Thursday 6 February 2014

Book #7 Paper Towns by John Green

Paper Towns

At the end of 2012 - I read The Fault In Our Stars, the young adult romance novel by John Green, and thought it was a classy affair with real crossover merit. Many people my own age have also read it and recommended it to me, including just the other day a friend of mine from uni days. A film of The Fault In Our Stars is set to appear at a cinema near you shortly.

What then of the rest of John Green's output? I've just got round to a second one of his now and chose Paper Towns.

This novel is told from the perspective of Quentin, one night school Queen Bee Margo who was once his friend and lives next door appears at his window and makes him join her on a series of revenge pranks in the middle of the night and then promptly vanishes leaving Quentin and his friends to decipher the mystery of her whereabouts.

There's a lot to like about Paper Towns and I'll start with that, for every girl with a complicated internal life there is something to identify with in Margo. She's the girl with a million records whose friends don't even know she likes music. The girl with a copy of Leaves Of Grass by Walt Whitman whose friends don't even know she likes poetry. The popular girl at the centre of things who knows she's faking it all.

She's the girl who keeps going missing because she needs to be found. And the girl who wants to stay lost too.

Margo is a great character - fascinating even, though perhaps with some annoying hipster tendencies.

Margo is the best thing about this novel - but she is also its biggest problem.

The book isn't about Margo. It's about Quentin. Quentin and his friends Ben and Radar - later joined by Lacey who are searching for Margo.

And there's nothing of note about any of them really; Quentin IMs his friends, they play video games, they scour the equivalent of Wikipedia for Margo clues and live out standard American High School Outsider tropes about which there is nothing original.

The only thing that is interesting about Quentin is 'Quentin in relation to Margo' - he's not interesting outside of her. The essential point that John Green is making about people with this novel and it's a great point and one particularly worth making to young people I think, is about how Quentin relates to Margo.

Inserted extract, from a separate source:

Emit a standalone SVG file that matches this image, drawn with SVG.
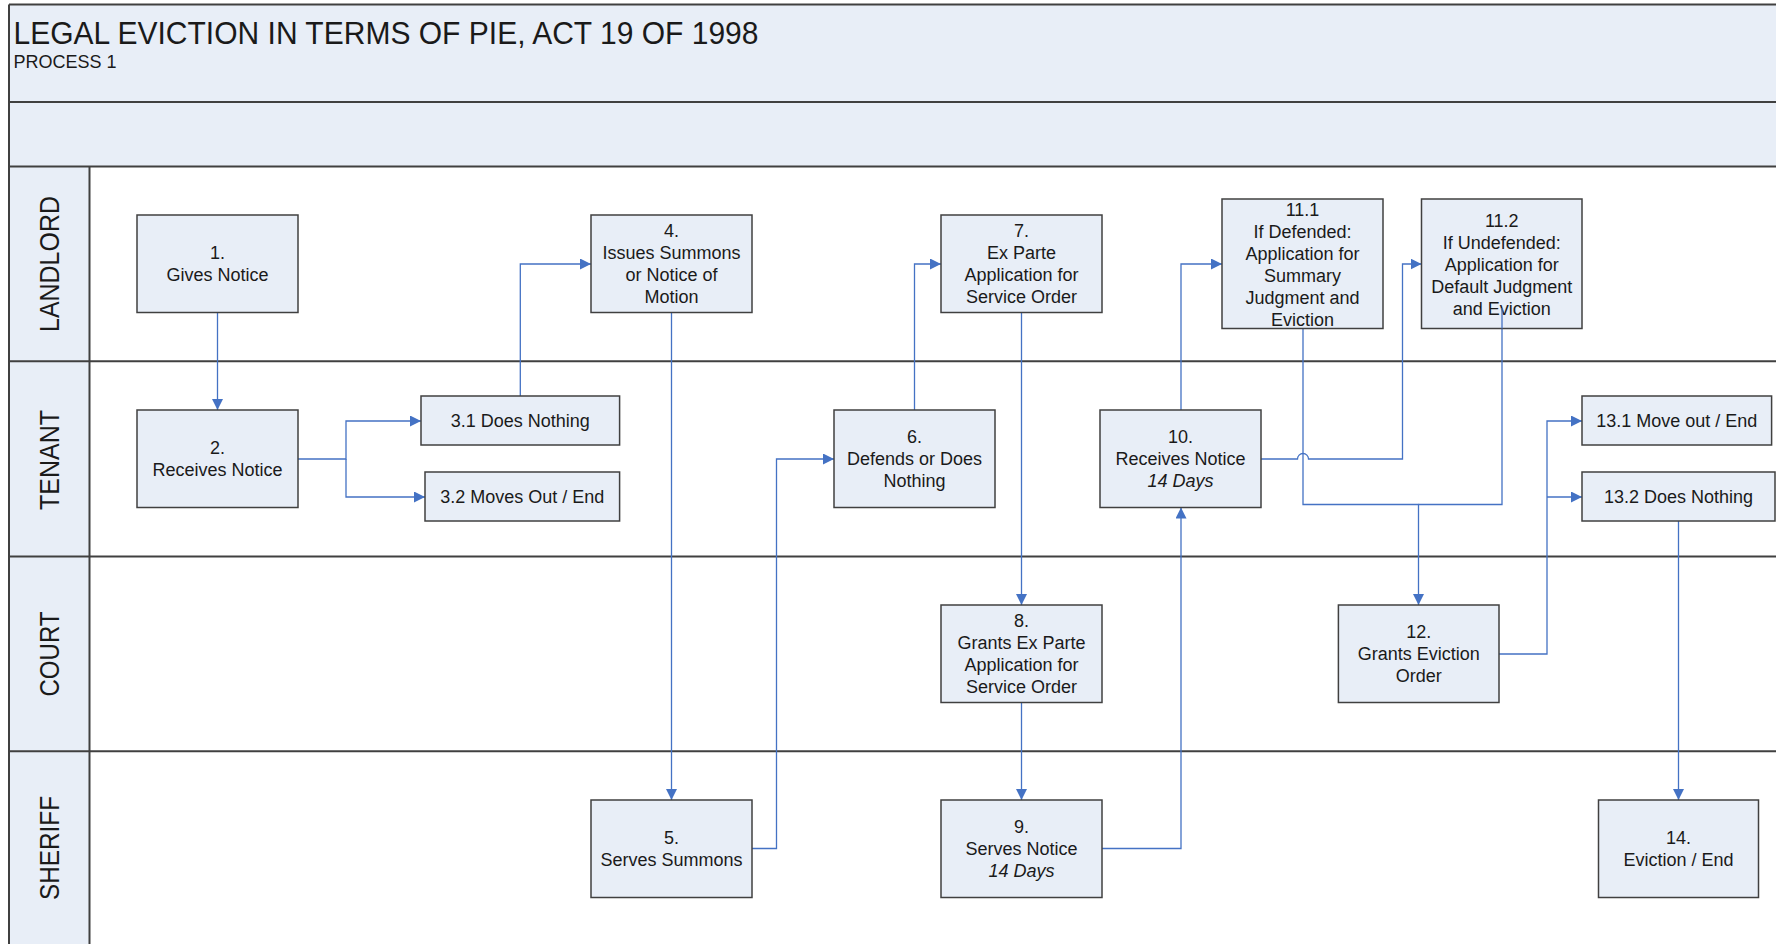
<svg xmlns="http://www.w3.org/2000/svg" width="1776" height="944" viewBox="0 0 1776 944">
<style>
.bg{fill:#E8EEF7}
.ln{stroke:#404040;stroke-width:2;fill:none}
.box{fill:#E8EEF7;stroke:#404040;stroke-width:1.5}
.t{font-family:"Liberation Sans",Arial,sans-serif;font-size:18px;fill:#1a1a1a;text-anchor:middle}
.i{font-style:italic}
.lane{font-family:"Liberation Sans",Arial,sans-serif;font-size:28px;fill:#1a1a1a;text-anchor:middle}
.c{stroke:#4472C4;stroke-width:1.3;fill:none}
</style>
<defs>
<marker id="arr" markerWidth="11" markerHeight="11" refX="11" refY="5.5" orient="auto" markerUnits="userSpaceOnUse">
<path d="M0,0 L11,5.5 L0,11 z" fill="#4472C4"/>
</marker>
</defs>
<rect x="0" y="0" width="1776" height="944" fill="#ffffff"/>
<g id="frame">
<rect class="bg" x="9" y="4.5" width="1767" height="162"/>
<rect class="bg" x="9" y="166.5" width="80.5" height="778"/>
<path class="ln" d="M9,4.5 H1776 M9,4.5 V944 M9,102 H1776 M9,166.5 H1776 M9,361.3 H1776 M9,556.5 H1776 M9,751.3 H1776 M89.5,166.5 V944"/>
<text x="13.5" y="44" font-family="'Liberation Sans',Arial,sans-serif" font-size="31" fill="#1a1a1a" textLength="745" lengthAdjust="spacingAndGlyphs">LEGAL EVICTION IN TERMS OF PIE, ACT 19 OF 1998</text>
<text x="13.5" y="68" font-family="'Liberation Sans',Arial,sans-serif" font-size="18" fill="#1a1a1a">PROCESS 1</text>
</g>
<g id="lanes">
<text class="lane" transform="translate(59,264) rotate(-90)" textLength="136" lengthAdjust="spacingAndGlyphs">LANDLORD</text>
<text class="lane" transform="translate(59,460) rotate(-90)" textLength="100" lengthAdjust="spacingAndGlyphs">TENANT</text>
<text class="lane" transform="translate(59,654) rotate(-90)" textLength="85" lengthAdjust="spacingAndGlyphs">COURT</text>
<text class="lane" transform="translate(59,848) rotate(-90)" textLength="104" lengthAdjust="spacingAndGlyphs">SHERIFF</text>
</g>
<g id="connectors">
<path class="c" d="M217.5,312.6 V410" marker-end="url(#arr)"/>
<path class="c" d="M298,459 H346 V421 H421" marker-end="url(#arr)"/>
<path class="c" d="M346,459 V497 H425" marker-end="url(#arr)"/>
<path class="c" d="M520.3,396 V264 H591" marker-end="url(#arr)"/>
<path class="c" d="M671.5,312.6 V800" marker-end="url(#arr)"/>
<path class="c" d="M752,848.5 H776.5 V459 H834" marker-end="url(#arr)"/>
<path class="c" d="M914.5,410 V264 H941" marker-end="url(#arr)"/>
<path class="c" d="M1021.5,312.6 V605" marker-end="url(#arr)"/>
<path class="c" d="M1021.5,702 V800" marker-end="url(#arr)"/>
<path class="c" d="M1102,848.5 H1181 V507.5" marker-end="url(#arr)"/>
<path class="c" d="M1181,410 V264 H1222" marker-end="url(#arr)"/>
<path class="c" d="M1261,459 H1297.5 A5.5,5.5 0 0 1 1308.5,459 H1402.5 V264 H1421.5" marker-end="url(#arr)"/>
<path class="c" d="M1303,328.5 V504.5 H1418.5 V605" marker-end="url(#arr)"/>
<path class="c" d="M1502,308 V504.5 H1418.5"/>
<path class="c" d="M1498.6,654 H1547 V421 H1582" marker-end="url(#arr)"/>
<path class="c" d="M1547,497 H1582" marker-end="url(#arr)"/>
<path class="c" d="M1678.5,521 V800" marker-end="url(#arr)"/>
</g>
<g id="n1"><rect class="box" x="137" y="215" width="161" height="97.5"/><text class="t" x="217.5" y="259.3">1.</text><text class="t" x="217.5" y="281.3">Gives Notice</text></g>
<g id="n2"><rect class="box" x="137" y="410" width="161" height="97.5"/><text class="t" x="217.5" y="454.2">2.</text><text class="t" x="217.5" y="476.2">Receives Notice</text></g>
<g id="n3_1"><rect class="box" x="421" y="396" width="198.6" height="49"/><text class="t" x="520.3" y="427">3.1 Does Nothing</text></g>
<g id="n3_2"><rect class="box" x="425" y="472" width="194.6" height="49"/><text class="t" x="522.3" y="503">3.2 Moves Out / End</text></g>
<g id="n4"><rect class="box" x="591" y="215" width="161" height="97.5"/><text class="t" x="671.5" y="237.3">4.</text><text class="t" x="671.5" y="259.3">Issues Summons</text><text class="t" x="671.5" y="281.3">or Notice of</text><text class="t" x="671.5" y="303.3">Motion</text></g>
<g id="n5"><rect class="box" x="591" y="800" width="161" height="97.5"/><text class="t" x="671.5" y="844">5.</text><text class="t" x="671.5" y="866">Serves Summons</text></g>
<g id="n6"><rect class="box" x="834" y="410" width="161" height="97.5"/><text class="t" x="914.5" y="443.2">6.</text><text class="t" x="914.5" y="465.2">Defends or Does</text><text class="t" x="914.5" y="487.2">Nothing</text></g>
<g id="n7"><rect class="box" x="941" y="215" width="161" height="97.5"/><text class="t" x="1021.5" y="237.3">7.</text><text class="t" x="1021.5" y="259.3">Ex Parte</text><text class="t" x="1021.5" y="281.3">Application for</text><text class="t" x="1021.5" y="303.3">Service Order</text></g>
<g id="n8"><rect class="box" x="941" y="605" width="161" height="97.5"/><text class="t" x="1021.5" y="627">8.</text><text class="t" x="1021.5" y="649">Grants Ex Parte</text><text class="t" x="1021.5" y="671">Application for</text><text class="t" x="1021.5" y="693">Service Order</text></g>
<g id="n9"><rect class="box" x="941" y="800" width="161" height="97.5"/><text class="t" x="1021.5" y="833">9.</text><text class="t" x="1021.5" y="855">Serves Notice</text><text class="t i" x="1021.5" y="877">14 Days</text></g>
<g id="n10"><rect class="box" x="1100" y="410" width="161" height="97.5"/><text class="t" x="1180.5" y="443.2">10.</text><text class="t" x="1180.5" y="465.2">Receives Notice</text><text class="t i" x="1180.5" y="487.2">14 Days</text></g>
<g id="n11_1"><rect class="box" x="1222" y="199" width="161" height="129.5"/><text class="t" x="1302.5" y="215.5">11.1</text><text class="t" x="1302.5" y="237.5">If Defended:</text><text class="t" x="1302.5" y="259.5">Application for</text><text class="t" x="1302.5" y="281.5">Summary</text><text class="t" x="1302.5" y="303.5">Judgment and</text><text class="t" x="1302.5" y="325.5">Eviction</text></g>
<g id="n11_2"><rect class="box" x="1421.5" y="199" width="160.5" height="129.5"/><text class="t" x="1501.8" y="226.5">11.2</text><text class="t" x="1501.8" y="248.5">If Undefended:</text><text class="t" x="1501.8" y="270.5">Application for</text><text class="t" x="1501.8" y="292.5">Default Judgment</text><text class="t" x="1501.8" y="314.5">and Eviction</text></g>
<path class="c" d="M1502,308 V328.5"/>
<g id="n12"><rect class="box" x="1338.4" y="605" width="160.6" height="97.5"/><text class="t" x="1418.7" y="638">12.</text><text class="t" x="1418.7" y="660">Grants Eviction</text><text class="t" x="1418.7" y="682">Order</text></g>
<g id="n13_1"><rect class="box" x="1582" y="396" width="189.6" height="49"/><text class="t" x="1676.8" y="427">13.1 Move out / End</text></g>
<g id="n13_2"><rect class="box" x="1582" y="472" width="193" height="49"/><text class="t" x="1678.5" y="503">13.2 Does Nothing</text></g>
<g id="n14"><rect class="box" x="1598.5" y="800" width="160" height="97.5"/><text class="t" x="1678.5" y="844">14.</text><text class="t" x="1678.5" y="866">Eviction / End</text></g>
</svg>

At the beginning of the novel Quentin counts it as a miracle that he ever knew Margo, that she ever happened to be his next door neighbour.

Quentin has an idea, a concept, of the person that he believes Margo to be, he's built it all in his mind, this idea that he has of her, is an impression that he's decided upon. It's an interesting lesson about how we, and it applies to adults too, carry ideals or mistaken beliefs about people based upon the narrative we have imposed upon them ourselves.

Margo, Quentin realises eventually is not a miracle, she's just a troubled girl and nothing more or less than that.

And this is such a good book for young people just for that lesson, but it's a mistake that adults including myself are often guilty of making; of expecting superhuman behaviour from people who we put on a pedestal who ultimately are just as human and fallible as we are.

A good book with a great secondary character 7/10 for Paper Towns the bulk of which didn't engage me - 10/10 for Margo herself.